A Câmara deve regulamentar no sentido da restrição do consumo de álcool na via pública a partir das 23h até às 7h, a fim de proteger os moradores, procurando diminuir e não promover o consumo desregrado de álcool, causador de inúmeros problemas de saúde pública e ambientais.
A Câmara deve regulamentar no sentido de possibilitar um encerramento imediato do estabelecimento no caso de violação de regras. Exemplo: um estabelecimento que emite ruído para a rua a partir das 23h deverá poder ser encerrado imediatamente pelas autoridades policiais em caso de reclamações de moradores.

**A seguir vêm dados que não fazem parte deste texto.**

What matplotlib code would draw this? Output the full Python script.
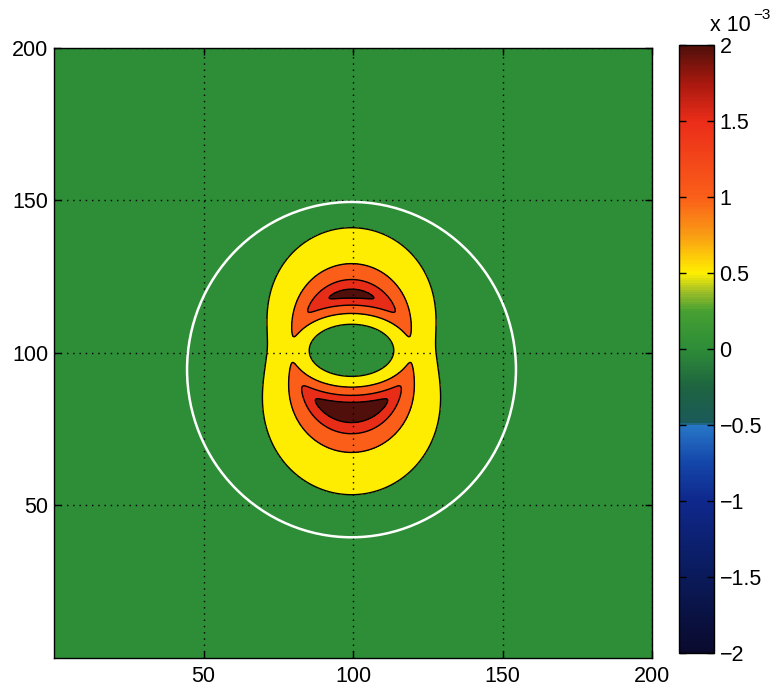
import numpy as np
import matplotlib
matplotlib.use('Agg')
import matplotlib.pyplot as plt
from matplotlib.colors import LinearSegmentedColormap, Normalize
from matplotlib.cm import ScalarMappable
from matplotlib.patches import Circle

plt.rcParams['font.family'] = ['Liberation Sans', 'DejaVu Sans']
plt.rcParams['font.size'] = 15.5

# colour scale (values in units of 1e-3)
scale_values = [-2.0, -1.5, -1.0, -0.75, -0.5, -0.49, -0.25, 0.0, 0.25, 0.38, 0.5, 0.75, 1.0, 1.5, 1.75, 2.0]
scale_colors = ['#0a0a2d', '#0a1a5a', '#0f288c', '#1446aa', '#2878c8', '#1a5a5a', '#1e6440', '#2d8c37',
                '#46a032', '#a0be28', '#fff000', '#fa9c14', '#fa5f19', '#eb2d19', '#aa190f', '#500f0a']
vmin, vmax = -2.0, 2.0

# contour levels of the field (units of 1e-3)
fill_bounds = [-1.0, 0.5, 1.0, 1.5, 2.0, 5.0]
fill_values = [0.0, 0.5, 1.0, 1.5, 2.0]
line_levels = [0.5, 1.0, 1.5, 2.0]

# source parameters: rise near the centre, decay far away, side weights
center_x, center_y = 99.5, 100.8
upper = dict(rise=0.0068, decay=810.0, side_in=0.37, side_out=0.47, shape_out=0.85)
lower = dict(rise=0.0069, decay=1120.0, side_in=0.36, side_out=0.37, shape_out=1.0)
sharpness = 10
blend_width = 3.5

# reference ring
ring_x, ring_y, ring_r = 99.5, 94.5, 55.0

grid_ticks = [50, 100, 150, 200]
cbar_ticks = [-2, -1.5, -1, -0.5, 0, 0.5, 1, 1.5, 2]


def lobe(r2, s2, p):
    fi = p['side_in'] + (1 - p['side_in']) * s2
    fo = p['side_out'] + (1 - p['side_out']) * s2 ** p['shape_out']
    inner = p['rise'] * r2 * fi
    outer = p['decay'] * fo / r2
    with np.errstate(divide='ignore', over='ignore'):
        return (inner ** -sharpness + outer ** -sharpness) ** (-1.0 / sharpness)


x = np.linspace(0, 200, 801)
y = np.linspace(0, 200, 801)
X, Y = np.meshgrid(x, y)
dx = X - center_x
dy = Y - center_y
r2 = dx ** 2 + dy ** 2 + 1e-9
s2 = dy ** 2 / r2
w = 1.0 / (1.0 + np.exp(-dy / blend_width))
Z = w * lobe(r2, s2, upper) + (1 - w) * lobe(r2, s2, lower)
Z = np.nan_to_num(Z)

cmap = LinearSegmentedColormap.from_list(
    'scan_jet', [((v - vmin) / (vmax - vmin), c) for v, c in zip(scale_values, scale_colors)])
norm = Normalize(vmin, vmax)

fig = plt.figure(figsize=(7.73, 6.88), dpi=100)
ax = fig.add_axes([54 / 773, 1 - 657.7 / 688, 598 / 773, 609.7 / 688])

ax.contourf(X, Y, Z, levels=fill_bounds, colors=[cmap(norm(v)) for v in fill_values], zorder=1)
ax.contour(X, Y, Z, levels=line_levels, colors='k', linewidths=1.0, zorder=2)
ax.add_patch(Circle((ring_x, ring_y), ring_r, fill=False, ec='white', lw=1.8, zorder=3))

ax.set_xlim(0, 200)
ax.set_ylim(0, 200)
ax.set_xticks(grid_ticks)
ax.set_yticks(grid_ticks)
ax.set_axisbelow(False)
ax.grid(True, color='k', linestyle=(0, (1, 3.5)), linewidth=1.0)
ax.tick_params(direction='in', length=5, width=1, top=True, right=True, pad=6)
ax.tick_params(axis='y', pad=4)
for sp in ax.spines.values():
    sp.set_linewidth(1.0)

cax = fig.add_axes([679 / 773, 1 - 653 / 688, 35 / 773, 608 / 688])
cb = fig.colorbar(ScalarMappable(norm=norm, cmap=cmap), cax=cax)
cb.set_ticks(cbar_ticks)
cb.set_ticklabels([f'{t:g}'.replace('-', '\u2212') for t in cbar_ticks])
cax.tick_params(direction='in', length=5, width=1, left=True, right=True, pad=4)
cb.outline.set_linewidth(1.0)

fig.text(710 / 773, 1 - 31 / 688, 'x 10', fontsize=15.5, ha='left', va='baseline')
fig.text(753 / 773, 1 - 19 / 688, '\u22123', fontsize=11, ha='left', va='baseline')

fig.savefig('out.png', dpi=100)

O que acontece atualmente é os moradores queixarem-se já no limite do suportável as autoridades aparecerem (quando aparecem) ao fim de 1h a 2 horas, e ainda assim, o estabelecimento prevaricador não ser encerrado, representando para os moradores afectados uma noite perdida.
No seguimento do acima exposto, pronunciamo-nos contra a publicação do presente regulamento nos termos do projecto, e pedimos a regulamentação das medidas referidas, nomeadamente:
- nas zonas habitacionais, restrição de horários até às 23h para todas as actividades económicas que possam ser constitutivas de delito, garantindo que o direito ao descanso e tranquilidade dos cidadãos estejam assegurados, como consagrado na Constituição e na lei;
- restrição do consumo de álcool na via pública a partir das 23h;
- encerramento imediato do estabelecimento no caso de violação de regras, sem necessidade de medições acústicas sempre que o ruído seja audível a ouvido nu na rua e/ou nas casas dos queixosos;
- restrição da venda de álcool para a rua, não permitindo que estabelecimentos estendam a sua actividade para a via pública;
Sugere-se a criação de zonas de diversão nocturna em áreas exclusivamente não residenciais, as quais deverão ter um horário de encerramento a fim de não permitir uma actividade contínua e permanente, i.e. 24 horas por dia, que possa chocar com outras actividades diurnas de fruição do espaço público.